C’è qualcosa di profondo dentro, che non riesco a ricordare; è come avere perso il bandolo di una matassa viola perché hai cercato di nasconderla in un cavo d’albero, perché ti sembrava un posto sicuro in cui nessuno sarebbe andato a scovarlo…
L’hai nascosta lì, perché te l’aveva regalata lei…
E così ora nemmeno tu la sai più recuperare; ma sai che è lì.
Sono passati gli anni, non lo ricordi con nitidezza, ma ne hai un’immagine approssimativa in testa. Nel cuore. E sei convinto che- se con l’aiuto delle tue dita (che sono rimaste sottili sottili e che sono diventate ancora più sottili da quando hai ritrovato in te una certa forma di poesia) riuscirai a riprendere il filo- sei sicuro che l’immagine che ritroverai sarà diversa da quella che fa parte di te e dei tuoi ricordi.
Già, perché il ricordo modifica sempre gli oggetti e le immagini che abbiamo delle cose e delle persone: li dipinge di bello o di brutto a seconda delle nostre sensazioni, e fa sconfinare la verità in un limbo soffice di emozioni che vorremmo ripercorrere e che magari poi scopriamo non esistere, o non essere esistite mai…
Così può succedere che il gomitolo di lana infilato nell’albero sia viola e sappia di zucchero filato più di quanto non lo sia e non lo sappia in realtà; ma quando per l’anima è importante, è bene ritrovarlo nonostante sia difficile andarlo a recuperare là, dentro al cavo di quell’albero…
Sono passati gli anni; le cose sono diverse dentro e fuori di me.
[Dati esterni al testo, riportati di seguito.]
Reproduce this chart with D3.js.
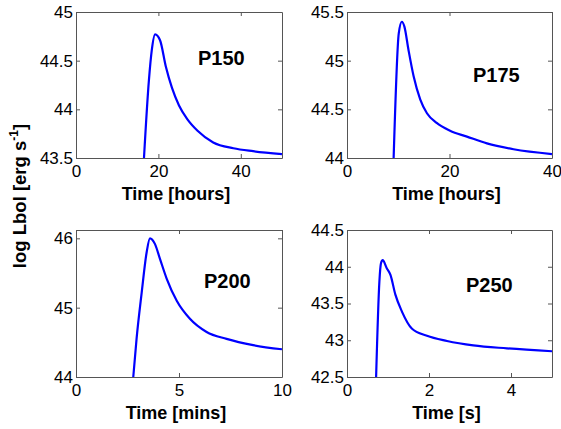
<!DOCTYPE html>
<html><head><meta charset="utf-8">
<script src="https://cdn.jsdelivr.net/npm/d3@7"></script>
<style>
body{margin:0;background:#fff;}
svg{display:block;font-family:"Liberation Sans",Arial,sans-serif;}
</style></head>
<body><svg id="c" width="561" height="429"></svg>
<script>
// ---- data ----
const p150T = [16.5, 17.7, 18.4, 19.2, 20.4, 21.8, 23.3, 25.0, 27.0, 29.5, 33.3, 38.2, 43.0, 50];
const p150L = [43.5, 44.3, 44.61, 44.77, 44.71, 44.44, 44.22, 44.04, 43.90, 43.78, 43.66, 43.60, 43.57, 43.54];
const p175T = [9.1, 10.1, 10.7, 11.2, 12.0, 13.0, 14.3, 15.6, 17.5, 20.1, 23.4, 27.3, 32.5, 40];
const p175L = [44.0, 45.28, 45.40, 45.35, 45.11, 44.84, 44.60, 44.46, 44.36, 44.28, 44.22, 44.15, 44.09, 44.04];
const p200T = [2.78, 2.94, 3.19, 3.43, 3.59, 3.83, 4.08, 4.40, 4.89, 5.53, 6.34, 7.31, 8.6, 10];
const p200L = [44.0, 44.55, 45.22, 45.80, 46.0, 45.92, 45.70, 45.42, 45.10, 44.84, 44.65, 44.55, 44.46, 44.40];
const p250T = [0.71, 0.79, 0.83, 0.87, 0.97, 1.06, 1.18, 1.34, 1.58, 1.95, 2.44, 3.08, 3.90, 5];
const p250L = [42.5, 43.80, 44.05, 44.09, 43.98, 43.89, 43.62, 43.39, 43.16, 43.06, 42.99, 42.93, 42.89, 42.85];

const panelNames = ["P150", "P175", "P200", "P250"];
const xLabels = ["Time [hours]", "Time [hours]", "Time [mins]", "Time [s]"];
const xDomains = [[0, 50], [0, 40], [0, 10], [0, 5]];
const yDomains = [[43.5, 45], [44, 45.5], [44, 46.12], [42.5, 44.5]];
const xTicks = [[0, 20, 40], [0, 20, 40], [0, 5, 10], [0, 2, 4]];
const yTicks = [[43.5, 44, 44.5, 45], [44, 44.5, 45, 45.5], [44, 45, 46], [42.5, 43, 43.5, 44, 44.5]];
const seriesT = [p150T, p175T, p200T, p250T];
const seriesL = [p150L, p175L, p200L, p250L];

// ---- layout ----
const boxes = [
  {x: 76, y: 12, w: 206, h: 146},
  {x: 347, y: 12, w: 205, h: 146},
  {x: 76, y: 230, w: 206, h: 147},
  {x: 347, y: 230, w: 205, h: 147}
];
const namePos = [[122, 53], [126, 70], [128, 58], [119, 62]];

const svg = d3.select("#c");
const fmt = d3.format("~g");
const axisColor = "#555";

boxes.forEach((b, i) => {
  const x = d3.scaleLinear().domain(xDomains[i]).range([0, b.w]);
  const y = d3.scaleLinear().domain(yDomains[i]).range([b.h, 0]);
  const g = svg.append("g").attr("transform", `translate(${b.x},${b.y})`);

  g.append("clipPath").attr("id", "clip" + i)
    .append("rect").attr("width", b.w).attr("height", b.h);

  const styleAxis = sel => {
    sel.selectAll("path.domain").attr("stroke", axisColor).attr("stroke-width", 1);
    sel.selectAll(".tick line").attr("stroke", axisColor);
    sel.selectAll("text").attr("fill", "#000").attr("font-size", 17)
      .attr("font-family", "Liberation Sans, Arial, sans-serif");
  };

  g.append("g").attr("transform", `translate(0,${b.h})`)
    .call(d3.axisBottom(x).tickValues(xTicks[i]).tickFormat(fmt).tickSizeInner(-4).tickSizeOuter(0).tickPadding(7))
    .call(styleAxis);
  g.append("g")
    .call(d3.axisLeft(y).tickValues(yTicks[i]).tickFormat(fmt).tickSizeInner(-4).tickSizeOuter(0).tickPadding(3))
    .call(styleAxis);
  g.append("g")
    .call(d3.axisTop(x).tickValues(xTicks[i]).tickFormat("").tickSizeInner(-4).tickSizeOuter(0))
    .call(styleAxis);
  g.append("g").attr("transform", `translate(${b.w},0)`)
    .call(d3.axisRight(y).tickValues(yTicks[i]).tickFormat("").tickSizeInner(-4).tickSizeOuter(0))
    .call(styleAxis);
  g.selectAll(".domain").attr("fill", "none");

  const data = seriesT[i].map((t, k) => [t, seriesL[i][k]]);
  const line = d3.line().x(d => x(d[0])).y(d => y(d[1])).curve(d3.curveMonotoneX);
  g.append("path").datum(data).attr("d", line)
    .attr("clip-path", `url(#clip${i})`)
    .attr("fill", "none").attr("stroke", "#0000ff").attr("stroke-width", 2.2)
    .attr("stroke-linejoin", "round");

  g.append("text").attr("x", namePos[i][0]).attr("y", namePos[i][1])
    .attr("font-size", 20).attr("font-weight", "bold").text(panelNames[i]);

  g.append("text").attr("x", b.w / 2 - 3).attr("y", b.h + 42)
    .attr("text-anchor", "middle").attr("font-size", 18).attr("font-weight", "bold")
    .text(xLabels[i]);
});

const yl = svg.append("text")
  .attr("transform", "translate(26,196) rotate(-90)")
  .attr("text-anchor", "middle").attr("font-size", 18.5).attr("font-weight", "bold");
yl.append("tspan").text("log Lbol [erg s");
yl.append("tspan").attr("font-size", 12).attr("dy", -8).text("-1");
yl.append("tspan").attr("dy", 8).text("]");
</script>
</body></html>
Ma se io potrò riprendere in mano quel filo e ritroverò quel gomitolo e quel colore e quel sapore, ne sono sicura, vincerò questa battaglia. E ritroverò anche te, mamma, che non ci sei più. Perché quel gomitolo, ricordi?, ma l’avevi regalato tu proprio prima di andar via e di assumere la forma degli angeli.